Saturday, April 6, 2013

Eruvin 29 – Onions and Beer

Are condiments considered as part of the meal needed to be left in a space to help define an eruv?

The Master said: ‘Olives and onions must suffice to provide a relish for bread for two meals’.

It was most common to use these as garnishes on bread. But onions present their own problem:

Is it, however, permitted to prepare all erub from onions? . . . For it was taught: ‘If a man ate an onion and [was found] dead early [on the following morning] there is no need to ask what was the cause of his death’

Oops. Maybe they’re more to those onion rings than bad breath!

I mean, it can get really bad:

Our Rabbis taught: No one should eat onion on account of the poisonous fluid it contains; and it once happened that R. Hanina ate half an onion and half of its poisonous fluid and became so ill that he was on the point of dying.

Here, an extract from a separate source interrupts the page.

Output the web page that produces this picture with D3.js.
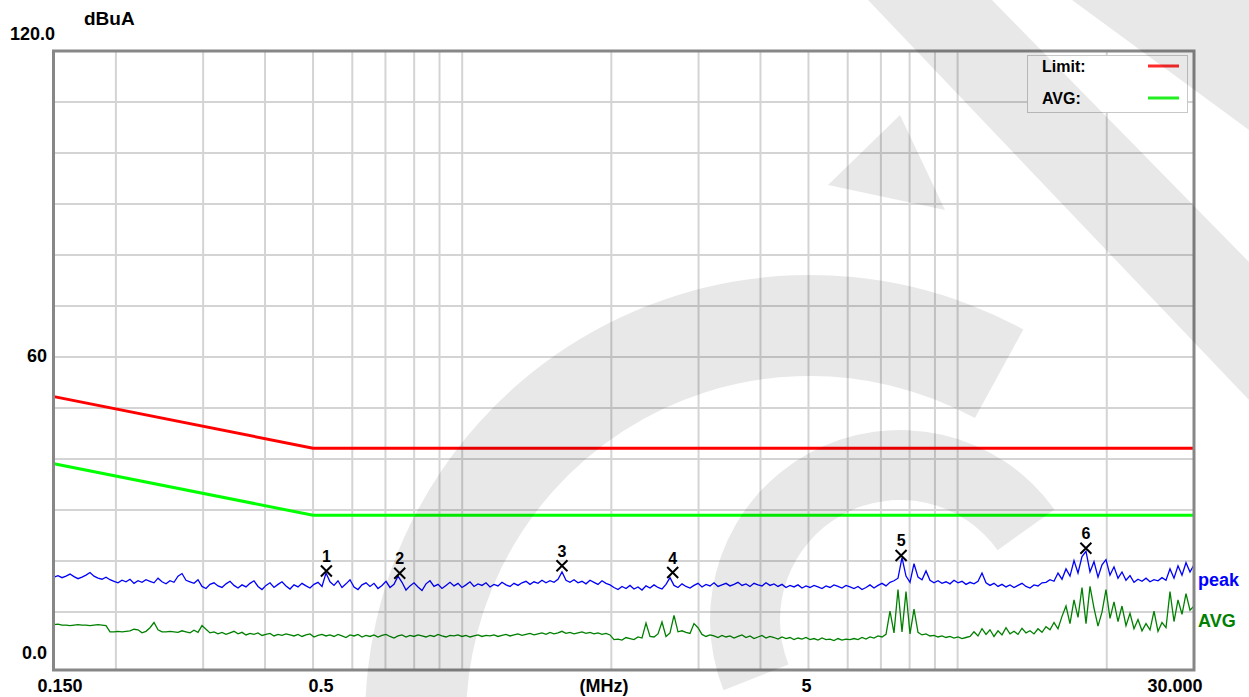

His colleagues, however, begged for heavenly mercy, and he recovered because his contemporaries needed him.

Umm, I’ll pass – thanks.

Samuel stated: This was taught in respect of the leaves only but against [the eating of] the bulbs there call be no objection;

and even regarding the leaves this has been said only where the onion has not grown [to the length of] a span but where it has grown to that length there can be no objection.

Whew! Bring ‘em on. But wait, it gets better:

R. Papa said: This has been said only where one drank no beer [with them] but where one did drink some beer there can be no danger.

In fact, beer’s a meal:

it is usual for people to drink one cup in the morning and another in the evening and to rely upon these [as their meals].

Breakfast of champions! And dinner, too.